* Start DATASET EXTRACT *
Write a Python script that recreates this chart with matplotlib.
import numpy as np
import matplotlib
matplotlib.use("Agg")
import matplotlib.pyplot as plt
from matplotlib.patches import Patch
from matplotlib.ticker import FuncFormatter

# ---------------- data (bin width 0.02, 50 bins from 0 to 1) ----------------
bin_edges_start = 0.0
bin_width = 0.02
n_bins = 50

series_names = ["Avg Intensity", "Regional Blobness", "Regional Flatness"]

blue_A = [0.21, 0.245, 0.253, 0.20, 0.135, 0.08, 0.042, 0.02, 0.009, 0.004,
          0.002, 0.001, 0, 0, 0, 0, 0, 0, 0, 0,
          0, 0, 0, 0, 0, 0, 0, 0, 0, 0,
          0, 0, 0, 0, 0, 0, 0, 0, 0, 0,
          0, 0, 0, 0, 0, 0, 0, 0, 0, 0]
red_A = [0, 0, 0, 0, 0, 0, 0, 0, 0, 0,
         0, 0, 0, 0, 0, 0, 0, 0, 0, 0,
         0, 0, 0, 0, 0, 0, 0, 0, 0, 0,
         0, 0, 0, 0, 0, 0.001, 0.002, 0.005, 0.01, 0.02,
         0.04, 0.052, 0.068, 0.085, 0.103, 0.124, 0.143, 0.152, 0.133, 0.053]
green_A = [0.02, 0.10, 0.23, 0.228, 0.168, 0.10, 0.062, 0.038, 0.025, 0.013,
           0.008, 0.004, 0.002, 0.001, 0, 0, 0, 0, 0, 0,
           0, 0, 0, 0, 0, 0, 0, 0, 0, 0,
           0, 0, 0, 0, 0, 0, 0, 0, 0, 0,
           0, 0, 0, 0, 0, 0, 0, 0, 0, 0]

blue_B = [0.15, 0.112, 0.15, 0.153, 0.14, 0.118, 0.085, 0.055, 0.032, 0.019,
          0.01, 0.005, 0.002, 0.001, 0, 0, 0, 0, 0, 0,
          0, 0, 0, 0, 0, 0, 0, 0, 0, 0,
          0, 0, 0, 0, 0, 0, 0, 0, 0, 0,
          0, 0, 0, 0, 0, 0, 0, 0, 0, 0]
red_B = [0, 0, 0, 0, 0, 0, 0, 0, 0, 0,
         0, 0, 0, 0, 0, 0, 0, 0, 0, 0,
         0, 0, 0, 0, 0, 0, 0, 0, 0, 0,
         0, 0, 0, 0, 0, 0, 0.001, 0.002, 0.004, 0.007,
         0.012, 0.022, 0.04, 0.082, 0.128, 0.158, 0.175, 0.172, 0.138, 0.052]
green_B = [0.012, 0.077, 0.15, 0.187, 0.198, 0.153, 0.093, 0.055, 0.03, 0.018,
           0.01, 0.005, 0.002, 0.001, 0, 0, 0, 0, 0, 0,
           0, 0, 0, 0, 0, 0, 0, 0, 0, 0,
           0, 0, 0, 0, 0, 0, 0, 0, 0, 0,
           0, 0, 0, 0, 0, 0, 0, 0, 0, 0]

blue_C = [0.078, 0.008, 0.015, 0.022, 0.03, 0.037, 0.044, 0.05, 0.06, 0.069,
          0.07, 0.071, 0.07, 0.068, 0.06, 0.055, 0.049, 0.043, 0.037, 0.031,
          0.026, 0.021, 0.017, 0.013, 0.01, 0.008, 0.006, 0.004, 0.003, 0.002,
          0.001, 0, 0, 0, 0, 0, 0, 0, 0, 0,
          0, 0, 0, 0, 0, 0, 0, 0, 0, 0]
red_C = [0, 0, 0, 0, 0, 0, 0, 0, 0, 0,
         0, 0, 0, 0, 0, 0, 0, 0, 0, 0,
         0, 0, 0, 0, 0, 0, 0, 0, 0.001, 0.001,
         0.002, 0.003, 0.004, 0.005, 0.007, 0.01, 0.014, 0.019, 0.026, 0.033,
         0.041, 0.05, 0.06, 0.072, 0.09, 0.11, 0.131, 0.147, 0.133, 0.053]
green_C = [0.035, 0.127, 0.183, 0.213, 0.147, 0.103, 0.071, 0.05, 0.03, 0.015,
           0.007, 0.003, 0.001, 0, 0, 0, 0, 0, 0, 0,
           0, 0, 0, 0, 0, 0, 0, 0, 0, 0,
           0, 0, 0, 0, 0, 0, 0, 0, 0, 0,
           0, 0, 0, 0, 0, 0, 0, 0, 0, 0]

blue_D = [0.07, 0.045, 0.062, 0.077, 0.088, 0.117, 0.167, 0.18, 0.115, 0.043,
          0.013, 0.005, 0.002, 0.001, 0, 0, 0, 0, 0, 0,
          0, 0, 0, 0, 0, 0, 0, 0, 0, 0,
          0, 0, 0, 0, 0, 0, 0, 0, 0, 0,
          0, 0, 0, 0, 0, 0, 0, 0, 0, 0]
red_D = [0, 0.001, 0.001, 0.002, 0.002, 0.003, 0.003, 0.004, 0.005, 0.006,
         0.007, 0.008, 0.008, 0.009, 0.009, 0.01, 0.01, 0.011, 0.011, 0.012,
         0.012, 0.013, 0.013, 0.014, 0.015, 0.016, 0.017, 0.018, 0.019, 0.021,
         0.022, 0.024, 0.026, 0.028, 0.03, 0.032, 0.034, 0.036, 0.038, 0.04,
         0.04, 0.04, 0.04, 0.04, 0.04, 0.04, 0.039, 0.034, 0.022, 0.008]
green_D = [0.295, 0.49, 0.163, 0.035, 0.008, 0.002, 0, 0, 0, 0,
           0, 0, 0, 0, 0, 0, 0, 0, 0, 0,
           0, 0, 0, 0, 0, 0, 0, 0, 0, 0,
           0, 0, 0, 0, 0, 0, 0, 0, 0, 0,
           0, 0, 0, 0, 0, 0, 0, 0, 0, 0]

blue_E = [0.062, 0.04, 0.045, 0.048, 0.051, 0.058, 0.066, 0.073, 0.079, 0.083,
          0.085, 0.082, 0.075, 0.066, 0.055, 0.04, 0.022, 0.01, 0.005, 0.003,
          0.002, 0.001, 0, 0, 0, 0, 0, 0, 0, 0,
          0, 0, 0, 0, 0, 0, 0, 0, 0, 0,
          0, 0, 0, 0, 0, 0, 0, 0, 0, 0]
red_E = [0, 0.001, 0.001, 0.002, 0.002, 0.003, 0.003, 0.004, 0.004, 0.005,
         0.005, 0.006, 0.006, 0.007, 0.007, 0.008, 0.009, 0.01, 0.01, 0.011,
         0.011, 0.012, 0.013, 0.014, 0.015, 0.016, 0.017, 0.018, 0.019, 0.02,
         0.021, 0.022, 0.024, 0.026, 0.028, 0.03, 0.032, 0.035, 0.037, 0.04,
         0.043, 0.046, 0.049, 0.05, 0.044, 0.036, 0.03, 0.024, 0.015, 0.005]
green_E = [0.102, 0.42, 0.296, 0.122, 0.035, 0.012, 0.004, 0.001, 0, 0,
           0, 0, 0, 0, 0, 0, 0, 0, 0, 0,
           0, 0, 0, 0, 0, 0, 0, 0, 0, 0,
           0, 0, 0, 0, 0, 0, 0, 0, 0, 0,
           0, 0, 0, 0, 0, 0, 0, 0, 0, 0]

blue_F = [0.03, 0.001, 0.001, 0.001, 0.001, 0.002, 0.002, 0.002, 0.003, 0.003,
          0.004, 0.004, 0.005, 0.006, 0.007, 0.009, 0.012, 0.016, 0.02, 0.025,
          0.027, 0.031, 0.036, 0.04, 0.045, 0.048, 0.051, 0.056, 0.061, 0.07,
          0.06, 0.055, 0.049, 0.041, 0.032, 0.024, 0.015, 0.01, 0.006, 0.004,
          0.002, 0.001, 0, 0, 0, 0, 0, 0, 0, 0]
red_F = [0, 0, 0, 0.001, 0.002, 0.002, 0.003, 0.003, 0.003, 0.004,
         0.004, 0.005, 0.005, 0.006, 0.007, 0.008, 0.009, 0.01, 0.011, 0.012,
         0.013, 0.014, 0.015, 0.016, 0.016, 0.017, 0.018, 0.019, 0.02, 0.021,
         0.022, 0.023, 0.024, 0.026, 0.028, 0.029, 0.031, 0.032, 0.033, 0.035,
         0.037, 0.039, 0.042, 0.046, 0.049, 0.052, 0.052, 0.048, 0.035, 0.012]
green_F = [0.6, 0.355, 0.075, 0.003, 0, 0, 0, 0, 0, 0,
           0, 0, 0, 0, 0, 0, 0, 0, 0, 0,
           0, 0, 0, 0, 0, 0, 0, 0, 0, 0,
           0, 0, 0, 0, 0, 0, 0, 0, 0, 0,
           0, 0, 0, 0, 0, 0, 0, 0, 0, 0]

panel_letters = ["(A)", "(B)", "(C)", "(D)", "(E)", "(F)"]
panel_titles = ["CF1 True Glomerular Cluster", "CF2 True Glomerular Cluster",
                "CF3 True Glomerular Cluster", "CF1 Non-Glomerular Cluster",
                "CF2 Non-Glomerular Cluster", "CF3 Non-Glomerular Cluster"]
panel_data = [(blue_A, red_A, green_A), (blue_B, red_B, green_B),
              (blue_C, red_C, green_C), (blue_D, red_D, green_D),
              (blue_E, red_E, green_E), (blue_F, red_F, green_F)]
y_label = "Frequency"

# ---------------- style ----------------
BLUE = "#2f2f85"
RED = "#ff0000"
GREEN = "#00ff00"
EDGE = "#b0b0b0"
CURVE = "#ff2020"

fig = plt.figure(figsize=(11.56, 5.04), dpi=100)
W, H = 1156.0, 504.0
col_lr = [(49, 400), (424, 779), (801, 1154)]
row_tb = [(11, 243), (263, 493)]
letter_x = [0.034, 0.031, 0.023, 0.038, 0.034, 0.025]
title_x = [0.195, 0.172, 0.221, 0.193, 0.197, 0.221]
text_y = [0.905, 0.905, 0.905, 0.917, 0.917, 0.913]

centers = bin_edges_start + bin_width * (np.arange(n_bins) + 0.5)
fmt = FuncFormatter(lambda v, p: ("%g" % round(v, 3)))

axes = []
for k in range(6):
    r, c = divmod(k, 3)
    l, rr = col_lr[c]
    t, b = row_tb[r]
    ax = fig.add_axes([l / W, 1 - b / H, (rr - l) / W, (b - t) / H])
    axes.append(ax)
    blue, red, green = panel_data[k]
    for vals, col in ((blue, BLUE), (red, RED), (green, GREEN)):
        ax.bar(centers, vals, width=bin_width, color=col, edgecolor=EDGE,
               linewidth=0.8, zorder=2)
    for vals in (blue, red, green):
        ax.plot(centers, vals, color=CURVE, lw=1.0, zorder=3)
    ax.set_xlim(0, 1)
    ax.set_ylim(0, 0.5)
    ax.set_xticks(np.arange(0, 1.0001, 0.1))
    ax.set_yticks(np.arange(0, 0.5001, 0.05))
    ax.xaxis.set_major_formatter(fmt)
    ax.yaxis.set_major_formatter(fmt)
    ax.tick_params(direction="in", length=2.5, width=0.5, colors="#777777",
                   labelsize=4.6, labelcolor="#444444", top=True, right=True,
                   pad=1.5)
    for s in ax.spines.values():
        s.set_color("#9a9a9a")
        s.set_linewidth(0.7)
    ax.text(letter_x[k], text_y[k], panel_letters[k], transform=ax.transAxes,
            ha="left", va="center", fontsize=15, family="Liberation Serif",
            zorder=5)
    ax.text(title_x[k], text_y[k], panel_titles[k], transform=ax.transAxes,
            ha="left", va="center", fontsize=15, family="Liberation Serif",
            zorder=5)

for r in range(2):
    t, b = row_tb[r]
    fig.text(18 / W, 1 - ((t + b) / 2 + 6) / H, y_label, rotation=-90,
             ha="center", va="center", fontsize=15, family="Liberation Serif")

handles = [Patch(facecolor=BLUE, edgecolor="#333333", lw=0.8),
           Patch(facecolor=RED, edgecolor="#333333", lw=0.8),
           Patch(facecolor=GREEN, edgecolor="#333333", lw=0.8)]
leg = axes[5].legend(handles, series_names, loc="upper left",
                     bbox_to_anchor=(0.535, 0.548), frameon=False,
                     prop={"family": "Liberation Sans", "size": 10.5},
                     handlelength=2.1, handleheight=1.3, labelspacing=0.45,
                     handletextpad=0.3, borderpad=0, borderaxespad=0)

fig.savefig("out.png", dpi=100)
* End DATASET EXTRACT *
__WHAT YOU WILL DO__
Please print the material above exactly as it appears, from its first line through the line containing "from matplotlib.ticker import FuncFormatter", inclusive, and stop there.

__OUTPUT OF THE EXERCISE__
Write a Python script that recreates this chart with matplotlib.
import numpy as np
import matplotlib
matplotlib.use("Agg")
import matplotlib.pyplot as plt
from matplotlib.patches import Patch
from matplotlib.ticker import FuncFormatter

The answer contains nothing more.